═════ Source data ═════

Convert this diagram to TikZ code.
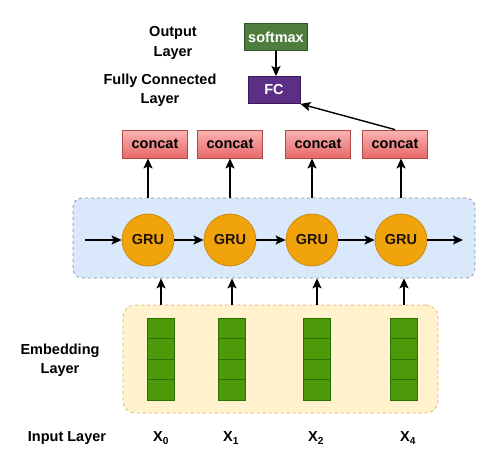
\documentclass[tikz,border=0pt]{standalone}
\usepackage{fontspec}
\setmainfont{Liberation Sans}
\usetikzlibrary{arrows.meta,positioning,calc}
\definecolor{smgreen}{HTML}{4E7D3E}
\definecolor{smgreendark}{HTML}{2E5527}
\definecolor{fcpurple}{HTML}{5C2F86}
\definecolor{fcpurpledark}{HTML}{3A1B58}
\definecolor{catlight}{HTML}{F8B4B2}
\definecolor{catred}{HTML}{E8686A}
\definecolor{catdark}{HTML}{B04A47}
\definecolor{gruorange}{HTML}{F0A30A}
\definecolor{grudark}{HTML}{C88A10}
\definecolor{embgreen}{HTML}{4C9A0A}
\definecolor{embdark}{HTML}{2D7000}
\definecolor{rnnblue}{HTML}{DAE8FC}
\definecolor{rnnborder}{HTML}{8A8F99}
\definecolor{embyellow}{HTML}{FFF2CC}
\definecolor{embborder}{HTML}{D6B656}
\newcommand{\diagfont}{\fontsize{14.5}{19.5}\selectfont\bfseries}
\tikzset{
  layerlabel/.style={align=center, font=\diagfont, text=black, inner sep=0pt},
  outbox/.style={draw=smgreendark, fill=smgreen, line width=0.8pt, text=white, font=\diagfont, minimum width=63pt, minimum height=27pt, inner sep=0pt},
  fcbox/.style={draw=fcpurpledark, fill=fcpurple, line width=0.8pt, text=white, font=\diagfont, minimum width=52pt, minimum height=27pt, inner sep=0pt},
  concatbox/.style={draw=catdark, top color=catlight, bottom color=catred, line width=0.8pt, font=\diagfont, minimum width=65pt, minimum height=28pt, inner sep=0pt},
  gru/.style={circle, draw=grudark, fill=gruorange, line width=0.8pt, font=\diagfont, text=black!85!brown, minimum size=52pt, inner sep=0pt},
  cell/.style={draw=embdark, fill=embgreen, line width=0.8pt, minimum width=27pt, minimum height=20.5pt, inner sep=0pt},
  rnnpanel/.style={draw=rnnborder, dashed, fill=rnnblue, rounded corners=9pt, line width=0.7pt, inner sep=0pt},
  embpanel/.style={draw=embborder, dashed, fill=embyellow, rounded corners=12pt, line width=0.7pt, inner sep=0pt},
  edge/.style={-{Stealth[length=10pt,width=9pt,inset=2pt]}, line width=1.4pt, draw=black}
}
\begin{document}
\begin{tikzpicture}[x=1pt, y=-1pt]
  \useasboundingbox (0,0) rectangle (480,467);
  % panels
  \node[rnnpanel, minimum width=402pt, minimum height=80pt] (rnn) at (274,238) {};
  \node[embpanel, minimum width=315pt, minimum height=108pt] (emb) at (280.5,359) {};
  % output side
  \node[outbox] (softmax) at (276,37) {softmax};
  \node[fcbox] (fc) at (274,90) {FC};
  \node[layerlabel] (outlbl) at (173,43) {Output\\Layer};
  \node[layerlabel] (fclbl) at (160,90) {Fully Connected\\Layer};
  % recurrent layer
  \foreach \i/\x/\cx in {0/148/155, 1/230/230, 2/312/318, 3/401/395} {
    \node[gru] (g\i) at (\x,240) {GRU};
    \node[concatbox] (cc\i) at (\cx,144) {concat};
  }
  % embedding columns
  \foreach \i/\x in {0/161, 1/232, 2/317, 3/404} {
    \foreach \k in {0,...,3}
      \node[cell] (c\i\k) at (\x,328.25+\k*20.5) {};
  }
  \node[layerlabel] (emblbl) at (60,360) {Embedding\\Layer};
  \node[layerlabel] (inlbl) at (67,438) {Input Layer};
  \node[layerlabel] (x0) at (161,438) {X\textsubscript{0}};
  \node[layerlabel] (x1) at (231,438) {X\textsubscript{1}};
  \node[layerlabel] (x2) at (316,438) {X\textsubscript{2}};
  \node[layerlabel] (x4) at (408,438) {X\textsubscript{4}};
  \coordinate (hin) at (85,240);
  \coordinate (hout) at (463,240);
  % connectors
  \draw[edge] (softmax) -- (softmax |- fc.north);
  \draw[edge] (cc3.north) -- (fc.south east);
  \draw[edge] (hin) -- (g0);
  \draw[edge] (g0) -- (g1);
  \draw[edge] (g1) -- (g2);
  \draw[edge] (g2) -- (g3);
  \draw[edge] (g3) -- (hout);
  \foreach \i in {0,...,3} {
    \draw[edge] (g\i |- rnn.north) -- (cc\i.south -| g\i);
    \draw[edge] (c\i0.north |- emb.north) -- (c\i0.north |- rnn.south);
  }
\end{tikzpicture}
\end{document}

═════

Brief
Copy out the whole listing exactly, and don't carry over any pictures.

Output for this task
Convert this diagram to TikZ code.
\documentclass[tikz,border=0pt]{standalone}
\usepackage{fontspec}
\setmainfont{Liberation Sans}
\usetikzlibrary{arrows.meta,positioning,calc}
\definecolor{smgreen}{HTML}{4E7D3E}
\definecolor{smgreendark}{HTML}{2E5527}
\definecolor{fcpurple}{HTML}{5C2F86}
\definecolor{fcpurpledark}{HTML}{3A1B58}
\definecolor{catlight}{HTML}{F8B4B2}
\definecolor{catred}{HTML}{E8686A}
\definecolor{catdark}{HTML}{B04A47}
\definecolor{gruorange}{HTML}{F0A30A}
\definecolor{grudark}{HTML}{C88A10}
\definecolor{embgreen}{HTML}{4C9A0A}
\definecolor{embdark}{HTML}{2D7000}
\definecolor{rnnblue}{HTML}{DAE8FC}
\definecolor{rnnborder}{HTML}{8A8F99}
\definecolor{embyellow}{HTML}{FFF2CC}
\definecolor{embborder}{HTML}{D6B656}
\newcommand{\diagfont}{\fontsize{14.5}{19.5}\selectfont\bfseries}
\tikzset{
  layerlabel/.style={align=center, font=\diagfont, text=black, inner sep=0pt},
  outbox/.style={draw=smgreendark, fill=smgreen, line width=0.8pt, text=white, font=\diagfont, minimum width=63pt, minimum height=27pt, inner sep=0pt},
  fcbox/.style={draw=fcpurpledark, fill=fcpurple, line width=0.8pt, text=white, font=\diagfont, minimum width=52pt, minimum height=27pt, inner sep=0pt},
  concatbox/.style={draw=catdark, top color=catlight, bottom color=catred, line width=0.8pt, font=\diagfont, minimum width=65pt, minimum height=28pt, inner sep=0pt},
  gru/.style={circle, draw=grudark, fill=gruorange, line width=0.8pt, font=\diagfont, text=black!85!brown, minimum size=52pt, inner sep=0pt},
  cell/.style={draw=embdark, fill=embgreen, line width=0.8pt, minimum width=27pt, minimum height=20.5pt, inner sep=0pt},
  rnnpanel/.style={draw=rnnborder, dashed, fill=rnnblue, rounded corners=9pt, line width=0.7pt, inner sep=0pt},
  embpanel/.style={draw=embborder, dashed, fill=embyellow, rounded corners=12pt, line width=0.7pt, inner sep=0pt},
  edge/.style={-{Stealth[length=10pt,width=9pt,inset=2pt]}, line width=1.4pt, draw=black}
}
\begin{document}
\begin{tikzpicture}[x=1pt, y=-1pt]
  \useasboundingbox (0,0) rectangle (480,467);
  % panels
  \node[rnnpanel, minimum width=402pt, minimum height=80pt] (rnn) at (274,238) {};
  \node[embpanel, minimum width=315pt, minimum height=108pt] (emb) at (280.5,359) {};
  % output side
  \node[outbox] (softmax) at (276,37) {softmax};
  \node[fcbox] (fc) at (274,90) {FC};
  \node[layerlabel] (outlbl) at (173,43) {Output\\Layer};
  \node[layerlabel] (fclbl) at (160,90) {Fully Connected\\Layer};
  % recurrent layer
  \foreach \i/\x/\cx in {0/148/155, 1/230/230, 2/312/318, 3/401/395} {
    \node[gru] (g\i) at (\x,240) {GRU};
    \node[concatbox] (cc\i) at (\cx,144) {concat};
  }
  % embedding columns
  \foreach \i/\x in {0/161, 1/232, 2/317, 3/404} {
    \foreach \k in {0,...,3}
      \node[cell] (c\i\k) at (\x,328.25+\k*20.5) {};
  }
  \node[layerlabel] (emblbl) at (60,360) {Embedding\\Layer};
  \node[layerlabel] (inlbl) at (67,438) {Input Layer};
  \node[layerlabel] (x0) at (161,438) {X\textsubscript{0}};
  \node[layerlabel] (x1) at (231,438) {X\textsubscript{1}};
  \node[layerlabel] (x2) at (316,438) {X\textsubscript{2}};
  \node[layerlabel] (x4) at (408,438) {X\textsubscript{4}};
  \coordinate (hin) at (85,240);
  \coordinate (hout) at (463,240);
  % connectors
  \draw[edge] (softmax) -- (softmax |- fc.north);
  \draw[edge] (cc3.north) -- (fc.south east);
  \draw[edge] (hin) -- (g0);
  \draw[edge] (g0) -- (g1);
  \draw[edge] (g1) -- (g2);
  \draw[edge] (g2) -- (g3);
  \draw[edge] (g3) -- (hout);
  \foreach \i in {0,...,3} {
    \draw[edge] (g\i |- rnn.north) -- (cc\i.south -| g\i);
    \draw[edge] (c\i0.north |- emb.north) -- (c\i0.north |- rnn.south);
  }
\end{tikzpicture}
\end{document}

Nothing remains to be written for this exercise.